DIRECTIONS FOR THIS TASK:
From the entries below, reproduce exactly the lines from the one with "Emit a Python" through the one with "import plotly.graph_objects as go", both included, without images.

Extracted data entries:
§

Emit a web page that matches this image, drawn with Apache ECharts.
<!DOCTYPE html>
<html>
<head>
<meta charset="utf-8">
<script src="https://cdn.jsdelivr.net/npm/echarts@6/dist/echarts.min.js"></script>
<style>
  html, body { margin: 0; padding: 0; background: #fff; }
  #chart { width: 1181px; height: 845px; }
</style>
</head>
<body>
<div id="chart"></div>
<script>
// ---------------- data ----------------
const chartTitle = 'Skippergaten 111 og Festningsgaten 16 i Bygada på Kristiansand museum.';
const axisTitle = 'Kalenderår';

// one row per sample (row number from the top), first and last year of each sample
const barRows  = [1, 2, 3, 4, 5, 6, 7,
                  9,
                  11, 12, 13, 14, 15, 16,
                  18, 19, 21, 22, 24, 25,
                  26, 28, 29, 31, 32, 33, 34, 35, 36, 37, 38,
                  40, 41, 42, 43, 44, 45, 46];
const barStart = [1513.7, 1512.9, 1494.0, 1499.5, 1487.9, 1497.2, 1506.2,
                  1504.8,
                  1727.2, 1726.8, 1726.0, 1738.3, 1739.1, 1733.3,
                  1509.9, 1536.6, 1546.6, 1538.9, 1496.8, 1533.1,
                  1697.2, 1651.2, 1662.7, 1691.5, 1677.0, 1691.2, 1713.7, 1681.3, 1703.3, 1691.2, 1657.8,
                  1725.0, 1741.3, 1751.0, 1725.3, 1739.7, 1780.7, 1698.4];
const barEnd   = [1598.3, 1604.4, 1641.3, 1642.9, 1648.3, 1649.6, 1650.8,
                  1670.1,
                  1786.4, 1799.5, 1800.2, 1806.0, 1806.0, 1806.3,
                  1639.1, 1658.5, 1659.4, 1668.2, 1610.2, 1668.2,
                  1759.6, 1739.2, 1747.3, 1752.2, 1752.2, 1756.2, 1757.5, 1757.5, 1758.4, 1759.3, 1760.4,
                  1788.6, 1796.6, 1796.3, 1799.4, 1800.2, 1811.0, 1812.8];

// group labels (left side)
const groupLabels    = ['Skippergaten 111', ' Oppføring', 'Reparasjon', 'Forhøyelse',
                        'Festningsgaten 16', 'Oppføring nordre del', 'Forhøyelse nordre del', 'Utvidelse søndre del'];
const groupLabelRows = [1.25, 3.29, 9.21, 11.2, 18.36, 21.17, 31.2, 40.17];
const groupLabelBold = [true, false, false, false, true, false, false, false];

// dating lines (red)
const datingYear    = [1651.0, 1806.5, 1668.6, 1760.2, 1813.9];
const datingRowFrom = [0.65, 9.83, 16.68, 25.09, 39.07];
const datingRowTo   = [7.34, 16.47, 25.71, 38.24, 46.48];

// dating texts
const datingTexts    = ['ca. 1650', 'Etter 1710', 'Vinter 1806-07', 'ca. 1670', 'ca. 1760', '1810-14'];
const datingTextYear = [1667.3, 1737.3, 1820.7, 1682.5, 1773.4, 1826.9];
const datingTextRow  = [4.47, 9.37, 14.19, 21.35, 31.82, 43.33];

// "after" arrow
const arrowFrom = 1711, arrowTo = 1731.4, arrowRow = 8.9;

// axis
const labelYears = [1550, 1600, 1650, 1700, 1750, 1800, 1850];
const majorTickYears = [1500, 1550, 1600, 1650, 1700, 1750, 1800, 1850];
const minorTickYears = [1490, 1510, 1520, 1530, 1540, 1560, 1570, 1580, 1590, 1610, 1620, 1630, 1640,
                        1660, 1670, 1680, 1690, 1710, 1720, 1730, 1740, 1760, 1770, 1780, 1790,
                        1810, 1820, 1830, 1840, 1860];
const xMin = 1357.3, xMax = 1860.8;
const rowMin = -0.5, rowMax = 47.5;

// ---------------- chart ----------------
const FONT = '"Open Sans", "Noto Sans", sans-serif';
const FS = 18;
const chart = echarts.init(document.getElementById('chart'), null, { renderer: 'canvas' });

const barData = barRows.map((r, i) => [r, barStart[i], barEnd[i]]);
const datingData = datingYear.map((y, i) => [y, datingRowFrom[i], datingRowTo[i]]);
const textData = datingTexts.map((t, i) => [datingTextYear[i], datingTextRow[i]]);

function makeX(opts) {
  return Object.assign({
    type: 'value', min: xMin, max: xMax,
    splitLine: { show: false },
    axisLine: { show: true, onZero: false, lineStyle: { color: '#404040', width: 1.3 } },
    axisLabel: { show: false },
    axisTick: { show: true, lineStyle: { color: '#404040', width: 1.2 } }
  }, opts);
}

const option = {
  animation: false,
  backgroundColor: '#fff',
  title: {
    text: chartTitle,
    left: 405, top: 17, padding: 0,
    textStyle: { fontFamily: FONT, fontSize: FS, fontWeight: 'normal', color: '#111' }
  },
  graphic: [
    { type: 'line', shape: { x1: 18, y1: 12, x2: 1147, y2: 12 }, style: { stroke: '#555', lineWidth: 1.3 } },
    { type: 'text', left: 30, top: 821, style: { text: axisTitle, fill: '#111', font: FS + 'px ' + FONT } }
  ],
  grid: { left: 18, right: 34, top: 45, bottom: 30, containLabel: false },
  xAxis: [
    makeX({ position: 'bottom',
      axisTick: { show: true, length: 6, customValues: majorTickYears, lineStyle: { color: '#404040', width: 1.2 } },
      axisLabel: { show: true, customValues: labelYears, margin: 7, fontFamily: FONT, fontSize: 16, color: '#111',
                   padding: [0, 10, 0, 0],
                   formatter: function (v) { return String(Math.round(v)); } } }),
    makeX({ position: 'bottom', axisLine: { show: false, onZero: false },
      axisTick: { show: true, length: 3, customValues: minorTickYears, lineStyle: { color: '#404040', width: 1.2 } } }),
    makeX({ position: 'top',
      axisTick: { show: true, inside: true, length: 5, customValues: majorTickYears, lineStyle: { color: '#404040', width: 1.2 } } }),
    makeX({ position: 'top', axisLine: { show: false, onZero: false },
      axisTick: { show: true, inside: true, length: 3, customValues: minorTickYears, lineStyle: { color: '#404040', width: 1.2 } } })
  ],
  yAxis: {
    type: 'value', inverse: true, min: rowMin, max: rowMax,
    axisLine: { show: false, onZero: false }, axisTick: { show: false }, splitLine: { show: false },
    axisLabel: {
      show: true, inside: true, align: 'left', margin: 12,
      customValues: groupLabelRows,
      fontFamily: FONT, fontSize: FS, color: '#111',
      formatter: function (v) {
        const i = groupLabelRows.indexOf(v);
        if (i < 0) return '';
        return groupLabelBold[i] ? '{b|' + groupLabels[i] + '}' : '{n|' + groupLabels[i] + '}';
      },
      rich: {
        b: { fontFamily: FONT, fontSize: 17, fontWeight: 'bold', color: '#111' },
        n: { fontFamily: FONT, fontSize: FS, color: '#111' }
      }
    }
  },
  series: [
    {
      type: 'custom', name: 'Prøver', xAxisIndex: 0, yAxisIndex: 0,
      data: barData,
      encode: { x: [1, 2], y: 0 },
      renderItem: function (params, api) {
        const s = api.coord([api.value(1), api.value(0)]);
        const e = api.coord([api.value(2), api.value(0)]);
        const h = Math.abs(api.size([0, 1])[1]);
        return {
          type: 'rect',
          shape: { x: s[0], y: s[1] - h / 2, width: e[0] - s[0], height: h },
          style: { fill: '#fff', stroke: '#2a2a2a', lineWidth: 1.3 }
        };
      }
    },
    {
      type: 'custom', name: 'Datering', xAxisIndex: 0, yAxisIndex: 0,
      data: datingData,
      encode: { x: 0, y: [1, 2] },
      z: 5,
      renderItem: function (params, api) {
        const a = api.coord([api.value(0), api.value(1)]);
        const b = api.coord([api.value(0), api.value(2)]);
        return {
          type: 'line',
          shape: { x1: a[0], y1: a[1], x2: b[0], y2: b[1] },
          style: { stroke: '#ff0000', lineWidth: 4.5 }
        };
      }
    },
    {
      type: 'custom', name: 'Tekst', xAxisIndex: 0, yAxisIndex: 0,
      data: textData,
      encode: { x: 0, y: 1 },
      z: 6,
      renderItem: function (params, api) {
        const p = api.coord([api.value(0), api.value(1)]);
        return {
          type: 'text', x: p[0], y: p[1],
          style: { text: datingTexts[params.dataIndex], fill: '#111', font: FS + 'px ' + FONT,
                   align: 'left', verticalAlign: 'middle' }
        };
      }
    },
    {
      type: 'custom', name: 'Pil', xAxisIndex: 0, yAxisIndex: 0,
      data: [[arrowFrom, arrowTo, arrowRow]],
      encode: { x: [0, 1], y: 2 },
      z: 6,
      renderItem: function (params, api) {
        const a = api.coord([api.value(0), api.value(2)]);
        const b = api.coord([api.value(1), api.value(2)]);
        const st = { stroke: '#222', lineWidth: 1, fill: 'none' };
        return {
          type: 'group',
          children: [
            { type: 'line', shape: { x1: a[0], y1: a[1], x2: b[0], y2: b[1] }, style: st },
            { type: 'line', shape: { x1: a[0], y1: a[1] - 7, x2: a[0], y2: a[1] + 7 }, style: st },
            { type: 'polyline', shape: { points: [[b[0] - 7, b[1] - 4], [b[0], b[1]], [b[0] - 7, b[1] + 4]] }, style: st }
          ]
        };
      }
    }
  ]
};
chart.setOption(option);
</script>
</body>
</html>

§

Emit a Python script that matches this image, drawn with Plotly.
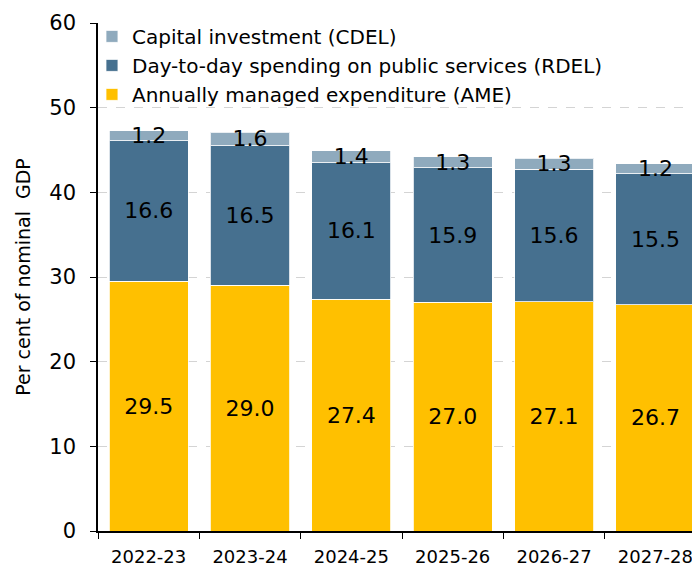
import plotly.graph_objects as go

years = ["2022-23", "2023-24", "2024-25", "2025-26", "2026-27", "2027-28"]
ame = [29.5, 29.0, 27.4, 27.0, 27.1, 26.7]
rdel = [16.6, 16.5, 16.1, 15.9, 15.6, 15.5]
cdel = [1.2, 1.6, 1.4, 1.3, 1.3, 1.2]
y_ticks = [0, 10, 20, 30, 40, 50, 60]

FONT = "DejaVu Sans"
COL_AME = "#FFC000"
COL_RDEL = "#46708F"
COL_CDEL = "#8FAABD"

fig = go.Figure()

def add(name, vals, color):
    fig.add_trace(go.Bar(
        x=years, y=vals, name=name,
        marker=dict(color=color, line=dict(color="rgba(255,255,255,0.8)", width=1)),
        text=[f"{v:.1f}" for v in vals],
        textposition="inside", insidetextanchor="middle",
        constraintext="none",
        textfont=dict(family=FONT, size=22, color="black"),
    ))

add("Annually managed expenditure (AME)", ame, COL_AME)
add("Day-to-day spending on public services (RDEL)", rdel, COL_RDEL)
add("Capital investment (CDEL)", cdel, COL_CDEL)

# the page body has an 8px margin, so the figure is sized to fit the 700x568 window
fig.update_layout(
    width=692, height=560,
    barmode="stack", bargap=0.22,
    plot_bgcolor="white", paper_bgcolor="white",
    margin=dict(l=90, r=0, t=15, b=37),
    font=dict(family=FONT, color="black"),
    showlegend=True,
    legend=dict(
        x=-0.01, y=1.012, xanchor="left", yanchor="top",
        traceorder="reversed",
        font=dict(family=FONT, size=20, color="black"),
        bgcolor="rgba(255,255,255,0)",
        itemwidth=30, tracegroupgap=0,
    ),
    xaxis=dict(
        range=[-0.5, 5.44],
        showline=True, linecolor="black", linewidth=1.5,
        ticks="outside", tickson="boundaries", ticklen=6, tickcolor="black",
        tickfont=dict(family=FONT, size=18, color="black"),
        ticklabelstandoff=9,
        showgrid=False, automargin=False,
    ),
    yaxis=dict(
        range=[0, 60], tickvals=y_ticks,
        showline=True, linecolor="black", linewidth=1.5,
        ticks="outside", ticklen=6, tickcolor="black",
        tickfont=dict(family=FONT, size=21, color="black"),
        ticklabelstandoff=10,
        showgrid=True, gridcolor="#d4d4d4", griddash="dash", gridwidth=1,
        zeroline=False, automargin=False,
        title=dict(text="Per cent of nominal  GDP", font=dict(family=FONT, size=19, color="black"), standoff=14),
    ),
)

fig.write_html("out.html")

§

WRITTEN SOLUTION:
Emit a Python script that matches this image, drawn with Plotly.
import plotly.graph_objects as go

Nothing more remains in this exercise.